Written by   on October 14, 2020

I write a weekly newsletter for research computing managers, team leads, or those aspiring to those roles. One of the things I’ve wanted to emphasize in the newsletter is that managing research computing teams is a profession in and of itself, and worth doing well. Part of that is emphasizing the existence of career opportunities.

So since the beginning I’ve included job listings and maintained a job board, posting about 500 such jobs over the past 10 months and removing them as they become filled or otherwise unavailable. My main criteria for such jobs are whether or not I would describe the work as principally about managing or leading a research computing team - admittedly a fuzzy definition.

Over the course of examining those 500 jobs - and looking through many many more that never made it to the board - I’ve learned some things:

There are a lot of jobs out there for people managing research computing teams. I’ve never had any trouble finding some weekly to put in the job board or with highlights interesting enough to list at the end of the newsletter.

There are certainly many more I’m missing. As the field matures there are starting to be job boards for research software development or for particular sub-fields of research computing like bioinformatics. But, consistent with research’s neglect of management as something that needs to be done and done well, no such resources exist for the managers of those important roles. So I have a go-to list of google and other searches for jobs which I go through a couple of times a week.

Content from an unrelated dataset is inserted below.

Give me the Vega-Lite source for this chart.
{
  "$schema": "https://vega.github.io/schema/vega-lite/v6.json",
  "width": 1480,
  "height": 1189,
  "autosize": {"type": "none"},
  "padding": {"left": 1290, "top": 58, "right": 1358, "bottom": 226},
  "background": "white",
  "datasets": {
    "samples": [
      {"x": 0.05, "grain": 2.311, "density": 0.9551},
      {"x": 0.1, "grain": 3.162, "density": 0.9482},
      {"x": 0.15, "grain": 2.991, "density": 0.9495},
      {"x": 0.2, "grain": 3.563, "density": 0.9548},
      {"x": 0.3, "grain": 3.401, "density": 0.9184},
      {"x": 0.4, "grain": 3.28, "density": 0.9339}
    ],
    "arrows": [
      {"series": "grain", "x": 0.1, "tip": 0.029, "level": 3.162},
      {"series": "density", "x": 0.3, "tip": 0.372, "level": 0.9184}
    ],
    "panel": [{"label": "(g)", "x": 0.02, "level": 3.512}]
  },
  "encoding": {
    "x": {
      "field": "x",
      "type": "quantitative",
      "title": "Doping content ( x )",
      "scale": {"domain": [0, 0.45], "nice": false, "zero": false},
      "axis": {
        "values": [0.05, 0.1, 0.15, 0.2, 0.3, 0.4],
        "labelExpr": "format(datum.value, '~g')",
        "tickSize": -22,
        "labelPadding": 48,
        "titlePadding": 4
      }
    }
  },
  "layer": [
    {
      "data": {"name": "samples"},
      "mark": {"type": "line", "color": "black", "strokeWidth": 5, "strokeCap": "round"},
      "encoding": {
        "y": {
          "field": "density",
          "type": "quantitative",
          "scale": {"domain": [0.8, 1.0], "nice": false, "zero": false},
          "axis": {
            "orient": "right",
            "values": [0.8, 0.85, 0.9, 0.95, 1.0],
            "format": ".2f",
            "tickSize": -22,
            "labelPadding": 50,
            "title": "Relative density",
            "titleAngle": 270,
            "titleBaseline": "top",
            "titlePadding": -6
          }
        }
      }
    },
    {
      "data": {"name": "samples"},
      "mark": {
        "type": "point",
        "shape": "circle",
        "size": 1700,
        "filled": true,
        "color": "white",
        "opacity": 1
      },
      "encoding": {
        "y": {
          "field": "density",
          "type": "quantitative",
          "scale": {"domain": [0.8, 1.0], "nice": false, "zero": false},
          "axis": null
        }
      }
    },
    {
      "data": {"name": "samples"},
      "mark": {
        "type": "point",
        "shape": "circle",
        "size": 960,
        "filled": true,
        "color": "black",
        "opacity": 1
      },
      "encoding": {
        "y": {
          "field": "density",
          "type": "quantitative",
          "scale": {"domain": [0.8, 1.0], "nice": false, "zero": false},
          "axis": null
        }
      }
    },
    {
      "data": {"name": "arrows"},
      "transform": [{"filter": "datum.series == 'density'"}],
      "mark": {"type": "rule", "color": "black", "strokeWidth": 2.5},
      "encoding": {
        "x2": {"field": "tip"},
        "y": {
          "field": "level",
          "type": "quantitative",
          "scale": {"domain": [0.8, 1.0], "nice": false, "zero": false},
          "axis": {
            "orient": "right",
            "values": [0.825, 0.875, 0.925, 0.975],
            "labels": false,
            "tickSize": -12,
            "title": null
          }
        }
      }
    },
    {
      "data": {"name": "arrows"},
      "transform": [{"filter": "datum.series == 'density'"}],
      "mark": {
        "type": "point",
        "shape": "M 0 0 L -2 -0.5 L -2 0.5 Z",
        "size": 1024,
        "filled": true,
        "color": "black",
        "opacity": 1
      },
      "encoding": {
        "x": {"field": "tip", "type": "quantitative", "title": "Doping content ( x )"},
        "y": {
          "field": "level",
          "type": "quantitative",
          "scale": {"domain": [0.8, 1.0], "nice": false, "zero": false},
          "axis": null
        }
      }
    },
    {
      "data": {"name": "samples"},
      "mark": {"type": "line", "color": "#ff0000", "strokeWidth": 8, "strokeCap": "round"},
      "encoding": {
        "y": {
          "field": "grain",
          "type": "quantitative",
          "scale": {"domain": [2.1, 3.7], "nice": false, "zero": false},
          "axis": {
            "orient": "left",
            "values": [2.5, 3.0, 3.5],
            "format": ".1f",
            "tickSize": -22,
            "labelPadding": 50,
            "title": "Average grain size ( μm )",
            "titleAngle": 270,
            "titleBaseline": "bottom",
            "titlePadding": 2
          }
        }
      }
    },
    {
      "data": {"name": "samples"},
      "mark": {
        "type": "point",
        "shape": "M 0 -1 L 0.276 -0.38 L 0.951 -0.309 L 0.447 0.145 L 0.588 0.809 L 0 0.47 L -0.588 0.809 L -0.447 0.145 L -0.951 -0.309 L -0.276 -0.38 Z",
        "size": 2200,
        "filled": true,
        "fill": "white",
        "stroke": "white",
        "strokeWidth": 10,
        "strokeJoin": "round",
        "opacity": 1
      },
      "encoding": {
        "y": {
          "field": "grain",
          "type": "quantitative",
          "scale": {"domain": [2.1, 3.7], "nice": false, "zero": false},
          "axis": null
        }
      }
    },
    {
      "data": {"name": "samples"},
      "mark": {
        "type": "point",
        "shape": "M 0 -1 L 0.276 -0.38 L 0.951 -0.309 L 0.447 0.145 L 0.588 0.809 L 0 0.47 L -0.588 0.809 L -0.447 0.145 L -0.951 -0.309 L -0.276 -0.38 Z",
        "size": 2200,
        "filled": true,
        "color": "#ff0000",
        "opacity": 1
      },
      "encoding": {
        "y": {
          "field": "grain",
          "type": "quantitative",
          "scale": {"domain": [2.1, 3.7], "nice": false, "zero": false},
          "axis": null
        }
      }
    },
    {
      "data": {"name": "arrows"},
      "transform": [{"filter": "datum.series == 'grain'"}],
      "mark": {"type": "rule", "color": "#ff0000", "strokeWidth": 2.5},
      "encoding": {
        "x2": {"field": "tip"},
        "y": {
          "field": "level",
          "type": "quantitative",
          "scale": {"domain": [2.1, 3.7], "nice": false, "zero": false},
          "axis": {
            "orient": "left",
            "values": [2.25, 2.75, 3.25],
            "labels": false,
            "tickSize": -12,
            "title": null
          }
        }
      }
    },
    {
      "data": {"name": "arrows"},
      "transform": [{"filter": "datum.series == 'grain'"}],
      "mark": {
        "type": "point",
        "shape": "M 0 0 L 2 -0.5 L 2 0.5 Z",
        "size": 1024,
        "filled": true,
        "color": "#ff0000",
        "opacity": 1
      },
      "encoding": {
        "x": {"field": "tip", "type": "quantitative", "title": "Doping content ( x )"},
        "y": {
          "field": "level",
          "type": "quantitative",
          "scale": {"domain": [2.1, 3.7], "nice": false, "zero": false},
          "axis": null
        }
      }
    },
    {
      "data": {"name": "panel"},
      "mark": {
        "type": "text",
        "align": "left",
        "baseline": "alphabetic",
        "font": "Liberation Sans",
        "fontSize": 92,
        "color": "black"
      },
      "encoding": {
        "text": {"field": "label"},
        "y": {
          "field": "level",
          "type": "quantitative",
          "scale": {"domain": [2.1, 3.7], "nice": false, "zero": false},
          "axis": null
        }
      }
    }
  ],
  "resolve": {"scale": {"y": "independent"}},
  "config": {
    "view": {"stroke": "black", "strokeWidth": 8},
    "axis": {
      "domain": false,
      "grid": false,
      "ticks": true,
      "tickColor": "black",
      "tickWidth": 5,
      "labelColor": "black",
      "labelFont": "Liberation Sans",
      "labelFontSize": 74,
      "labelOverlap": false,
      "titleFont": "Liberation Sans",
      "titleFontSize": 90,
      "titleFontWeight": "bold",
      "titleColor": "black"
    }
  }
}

In research, when you’re doing a literature search and you start hitting the same papers again and again, you’re pretty sure you’ve got a mostly complete list of references as a starting point. I’m nowhere near that with my managing research computing teams job list, largely because the names we use for these roles vary so widely. So I’m confident that I only see a fraction of these jobs. (You can help out by submitting any jobs you know about).

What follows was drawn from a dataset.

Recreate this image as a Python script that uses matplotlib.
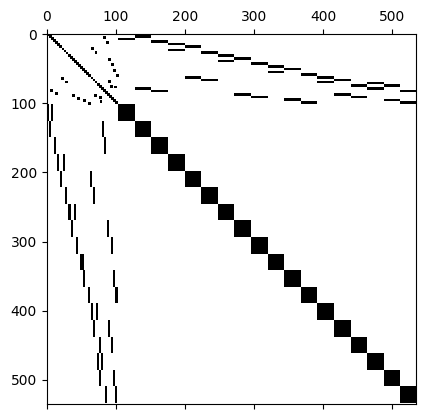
import numpy as np
import matplotlib
matplotlib.use("Agg")
import matplotlib.pyplot as plt

# ---- data ----
n_head = 103          # size of the leading (interface) part
n_blocks = 18         # number of dense diagonal blocks
block_size = 24

# top-left part: symmetric off-diagonal entries (row, col)
head_pairs_rows = [4, 12, 20, 26, 36, 44, 52, 60, 68, 75, 76]
head_pairs_cols = [81, 85, 64, 69, 88, 93, 96, 100, 88, 91, 97]

# upper-right coupling: for each block, two row ranges (start, width)
upper_start1 = [0, 3, 10, 14, 18, 26, 30, 35, 42, 46, 50, 58, 62, 66, 74, 71, 74, 82]
upper_width1 = [3, 4, 4, 4, 4, 4, 4, 4, 4, 4, 4, 4, 4, 4, 4, 3, 4, 4]
upper_start2 = [7, 78, 82, 23, 62, 66, 39, 87, 91, 55, 94, 98, 70, 87, 91, 78, 95, 98]
upper_width2 = [3, 4, 4, 3, 4, 4, 3, 4, 3, 3, 4, 4, 3, 4, 3, 4, 4, 4]

# lower-left coupling: for each block, two column ranges (start, width)
lower_start1 = [0, 3, 10, 15, 19, 26, 31, 35, 42, 47, 52, 59, 63, 67, 75, 72, 75, 84]
lower_start2 = [6, 79, 83, 23, 62, 67, 39, 87, 92, 51, 95, 99, 71, 88, 92, 78, 95, 98]
lower_width = 3

N = n_head + n_blocks * block_size
M = np.zeros((N, N))

# head diagonal (small dense blocks)
for i in range(0, n_head, 3):
    j = min(i + 4, n_head)
    M[i:j, i:j] = 1
for r, c in zip(head_pairs_rows, head_pairs_cols):
    M[r:r + 4, c:c + 4] = 1
    M[c:c + 4, r:r + 4] = 1

for k in range(n_blocks):
    b0 = n_head + k * block_size
    b1 = b0 + block_size
    M[b0:b1, b0:b1] = 1
    M[upper_start1[k]:upper_start1[k] + upper_width1[k], b0:b1] = 1
    M[upper_start2[k]:upper_start2[k] + upper_width2[k], b0:b1] = 1
    M[b0:b1, lower_start1[k]:lower_start1[k] + lower_width] = 1
    M[b0:b1, lower_start2[k]:lower_start2[k] + lower_width] = 1

fig = plt.figure(figsize=(4.25, 4.18), dpi=100)
ax = fig.add_axes([46.5 / 425, 14.5 / 418, 369.5 / 425, 369.5 / 418])
ax.spy(M)
fig.savefig("out.png", dpi=100)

Research computing teams are broadening, and so is the need for managers. Where this is most obvious is in data science or data engineering teams, which have spread to every sector and every industry. Generic “Manager, Data Science” jobs are so plentiful that I don’t list most of them - many of them are more operational rather than “jobs leading research computing teams” - but even the ones that make the cut are in sectors from health to transportation to retail to engineering. There are increasingly data engineering, cloud architecture, etc roles for supporting research computing efforts, to say nothing of ML/AI jobs. And there are countless management/team lead jobs for specialist research computing in health, biology, and biomedicine.

Research data management is increasingly employable. As the initial data science and data engineering work in organizations mature, many institutions are realizing that they now need principled approaches to data governance, stewardship, and modelling. This is happening most rapidly in heavily regulated industries — health, finance — but is starting to percolate outwards. Those who have maintained and curated data resources for research, or who have supported those that do, will be surprised at the number of jobs in the private sector for doing similar work.

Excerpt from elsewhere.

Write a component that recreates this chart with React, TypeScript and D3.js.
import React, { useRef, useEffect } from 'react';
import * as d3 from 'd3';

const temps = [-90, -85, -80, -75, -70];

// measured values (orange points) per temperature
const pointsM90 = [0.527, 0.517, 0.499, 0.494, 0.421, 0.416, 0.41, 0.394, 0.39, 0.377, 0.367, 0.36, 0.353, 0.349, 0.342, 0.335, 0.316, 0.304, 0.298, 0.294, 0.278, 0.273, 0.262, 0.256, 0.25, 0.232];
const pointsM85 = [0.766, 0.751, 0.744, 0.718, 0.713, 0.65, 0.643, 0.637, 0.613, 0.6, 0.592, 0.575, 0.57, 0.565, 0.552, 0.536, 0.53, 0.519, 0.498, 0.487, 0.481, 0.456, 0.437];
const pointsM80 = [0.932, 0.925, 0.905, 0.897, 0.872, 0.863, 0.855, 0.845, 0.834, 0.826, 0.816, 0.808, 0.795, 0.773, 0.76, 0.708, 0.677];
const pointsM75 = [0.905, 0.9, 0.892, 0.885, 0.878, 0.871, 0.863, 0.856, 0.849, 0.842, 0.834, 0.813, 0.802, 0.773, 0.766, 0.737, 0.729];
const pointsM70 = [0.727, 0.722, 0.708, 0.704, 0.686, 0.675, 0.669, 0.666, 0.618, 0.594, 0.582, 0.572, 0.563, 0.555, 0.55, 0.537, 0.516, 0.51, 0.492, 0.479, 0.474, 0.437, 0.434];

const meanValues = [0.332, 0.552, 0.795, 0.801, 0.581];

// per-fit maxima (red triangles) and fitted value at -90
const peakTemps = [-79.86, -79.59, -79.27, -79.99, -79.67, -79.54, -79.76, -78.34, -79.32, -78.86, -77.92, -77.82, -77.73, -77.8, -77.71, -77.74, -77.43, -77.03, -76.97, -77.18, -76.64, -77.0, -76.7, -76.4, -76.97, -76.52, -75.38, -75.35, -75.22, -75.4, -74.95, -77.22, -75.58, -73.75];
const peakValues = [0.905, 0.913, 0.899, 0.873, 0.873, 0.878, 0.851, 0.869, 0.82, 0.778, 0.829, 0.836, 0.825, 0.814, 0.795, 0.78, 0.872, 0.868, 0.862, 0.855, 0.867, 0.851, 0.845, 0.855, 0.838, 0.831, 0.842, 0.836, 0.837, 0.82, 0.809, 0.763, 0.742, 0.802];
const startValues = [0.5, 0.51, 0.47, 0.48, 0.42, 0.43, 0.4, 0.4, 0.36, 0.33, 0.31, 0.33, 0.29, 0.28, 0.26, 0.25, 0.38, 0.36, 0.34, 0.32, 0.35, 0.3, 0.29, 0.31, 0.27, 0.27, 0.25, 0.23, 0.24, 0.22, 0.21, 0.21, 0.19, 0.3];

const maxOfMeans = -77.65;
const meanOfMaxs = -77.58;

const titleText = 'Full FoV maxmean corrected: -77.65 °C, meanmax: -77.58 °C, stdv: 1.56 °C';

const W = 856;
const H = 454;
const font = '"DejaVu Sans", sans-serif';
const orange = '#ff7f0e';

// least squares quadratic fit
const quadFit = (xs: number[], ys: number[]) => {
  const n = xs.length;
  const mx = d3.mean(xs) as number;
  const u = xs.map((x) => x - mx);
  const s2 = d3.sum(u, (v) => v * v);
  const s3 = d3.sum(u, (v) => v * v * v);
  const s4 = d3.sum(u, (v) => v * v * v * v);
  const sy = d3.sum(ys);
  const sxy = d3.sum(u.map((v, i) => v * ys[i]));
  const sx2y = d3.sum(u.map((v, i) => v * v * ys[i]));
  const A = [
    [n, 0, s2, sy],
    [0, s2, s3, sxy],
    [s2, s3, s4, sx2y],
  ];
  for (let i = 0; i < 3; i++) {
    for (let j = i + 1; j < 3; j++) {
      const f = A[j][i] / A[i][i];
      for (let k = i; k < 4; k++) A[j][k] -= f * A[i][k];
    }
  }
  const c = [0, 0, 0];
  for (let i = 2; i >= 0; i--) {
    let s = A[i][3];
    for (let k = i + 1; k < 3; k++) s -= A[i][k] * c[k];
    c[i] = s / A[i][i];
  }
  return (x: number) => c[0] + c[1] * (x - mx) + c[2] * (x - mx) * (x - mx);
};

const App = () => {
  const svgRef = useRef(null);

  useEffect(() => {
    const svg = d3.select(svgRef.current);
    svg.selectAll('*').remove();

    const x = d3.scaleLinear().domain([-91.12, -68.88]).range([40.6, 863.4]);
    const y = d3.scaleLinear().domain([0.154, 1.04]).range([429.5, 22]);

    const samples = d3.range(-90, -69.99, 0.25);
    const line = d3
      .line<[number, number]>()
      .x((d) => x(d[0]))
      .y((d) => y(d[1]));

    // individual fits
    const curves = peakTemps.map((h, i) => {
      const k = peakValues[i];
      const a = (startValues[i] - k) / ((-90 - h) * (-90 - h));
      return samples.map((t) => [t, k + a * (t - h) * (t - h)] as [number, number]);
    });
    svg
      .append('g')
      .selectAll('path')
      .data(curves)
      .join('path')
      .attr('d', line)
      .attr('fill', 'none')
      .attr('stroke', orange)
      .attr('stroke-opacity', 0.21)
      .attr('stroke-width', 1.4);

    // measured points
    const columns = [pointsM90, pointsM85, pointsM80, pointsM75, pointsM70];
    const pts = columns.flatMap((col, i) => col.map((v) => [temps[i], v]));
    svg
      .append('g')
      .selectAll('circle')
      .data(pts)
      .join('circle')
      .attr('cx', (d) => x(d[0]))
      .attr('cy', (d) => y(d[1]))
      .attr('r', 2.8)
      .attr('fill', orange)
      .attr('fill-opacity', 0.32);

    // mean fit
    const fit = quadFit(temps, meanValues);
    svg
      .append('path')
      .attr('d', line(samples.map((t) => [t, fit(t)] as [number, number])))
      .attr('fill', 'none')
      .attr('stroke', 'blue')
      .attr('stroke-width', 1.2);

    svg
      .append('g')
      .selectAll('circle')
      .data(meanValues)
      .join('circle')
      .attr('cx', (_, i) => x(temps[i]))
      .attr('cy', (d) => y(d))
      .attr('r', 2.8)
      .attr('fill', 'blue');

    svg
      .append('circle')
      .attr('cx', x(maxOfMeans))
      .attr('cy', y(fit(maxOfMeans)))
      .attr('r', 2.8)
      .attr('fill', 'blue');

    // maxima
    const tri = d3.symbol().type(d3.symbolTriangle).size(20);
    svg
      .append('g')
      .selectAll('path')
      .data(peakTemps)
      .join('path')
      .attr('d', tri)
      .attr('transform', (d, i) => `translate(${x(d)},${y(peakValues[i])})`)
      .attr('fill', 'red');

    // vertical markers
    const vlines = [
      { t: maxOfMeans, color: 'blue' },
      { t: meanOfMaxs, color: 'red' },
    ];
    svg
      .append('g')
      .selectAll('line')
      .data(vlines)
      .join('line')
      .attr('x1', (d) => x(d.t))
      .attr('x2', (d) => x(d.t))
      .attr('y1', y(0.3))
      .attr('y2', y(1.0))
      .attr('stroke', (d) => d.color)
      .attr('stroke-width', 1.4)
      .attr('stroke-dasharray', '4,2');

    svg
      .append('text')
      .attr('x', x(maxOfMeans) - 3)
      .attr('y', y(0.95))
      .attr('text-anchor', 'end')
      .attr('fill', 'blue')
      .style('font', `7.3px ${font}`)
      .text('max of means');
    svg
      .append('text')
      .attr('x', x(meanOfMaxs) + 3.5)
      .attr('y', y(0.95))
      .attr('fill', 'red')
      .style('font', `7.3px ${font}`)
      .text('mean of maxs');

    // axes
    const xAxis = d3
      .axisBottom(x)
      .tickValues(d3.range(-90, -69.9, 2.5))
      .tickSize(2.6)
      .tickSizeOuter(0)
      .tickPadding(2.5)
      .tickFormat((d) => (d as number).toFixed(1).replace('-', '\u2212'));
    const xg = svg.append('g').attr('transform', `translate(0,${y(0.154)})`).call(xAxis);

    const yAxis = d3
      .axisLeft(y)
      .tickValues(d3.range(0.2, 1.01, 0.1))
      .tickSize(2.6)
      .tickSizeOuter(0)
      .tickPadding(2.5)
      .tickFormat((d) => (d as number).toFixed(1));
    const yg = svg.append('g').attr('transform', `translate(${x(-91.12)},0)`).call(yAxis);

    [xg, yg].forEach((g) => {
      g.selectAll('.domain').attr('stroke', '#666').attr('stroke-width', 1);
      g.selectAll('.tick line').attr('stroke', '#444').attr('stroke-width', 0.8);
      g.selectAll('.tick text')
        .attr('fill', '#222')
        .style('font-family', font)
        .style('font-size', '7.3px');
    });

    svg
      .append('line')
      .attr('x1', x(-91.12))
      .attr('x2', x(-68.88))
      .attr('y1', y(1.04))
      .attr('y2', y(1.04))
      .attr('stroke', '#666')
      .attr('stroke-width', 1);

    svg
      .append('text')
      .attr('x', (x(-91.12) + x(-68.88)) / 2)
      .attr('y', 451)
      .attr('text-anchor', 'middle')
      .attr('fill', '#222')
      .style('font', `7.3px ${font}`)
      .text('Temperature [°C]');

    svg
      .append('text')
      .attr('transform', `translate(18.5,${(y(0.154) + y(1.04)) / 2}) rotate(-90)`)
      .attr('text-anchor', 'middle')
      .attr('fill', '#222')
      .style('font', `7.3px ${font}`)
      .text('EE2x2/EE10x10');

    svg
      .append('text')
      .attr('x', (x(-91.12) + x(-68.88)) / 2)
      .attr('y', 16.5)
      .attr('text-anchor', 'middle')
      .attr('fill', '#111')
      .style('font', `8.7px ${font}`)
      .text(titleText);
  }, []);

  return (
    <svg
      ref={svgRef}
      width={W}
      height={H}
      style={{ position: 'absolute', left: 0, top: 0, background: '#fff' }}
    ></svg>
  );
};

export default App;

“Traditional” research computing team management jobs remain, and they take forever to fill: There are definitely still routinely “Director of Research Computing, University of Somethingorother” jobs out there. And I don’t know whether it’s because of the pandemic, or because of the competition from other sectors, but such jobs are taking forever to fill this year. I routinely see them open for months, and then reposted one or more times. I see this in both for managers of teams running on-premises hardware and for teams mainly doing software development.

Despite the talk of RSE units, most research computing jobs within academic institutions are lone outposts: While in companies research computing - data science, computing resource management, software development - tends to be centralized (even if it is matrixed out or embedded into other teams), in academia we’re definitely not there - most of the team leads/manger jobs I see in Universities are for small teams embedded in a single institute or project. I think that’s a shame; it greatly reduces the opportunity for cross-pollination, learning, and developing best practices, makes work less efficient and less satisfying, and it makes teams more management heavy than they need to be.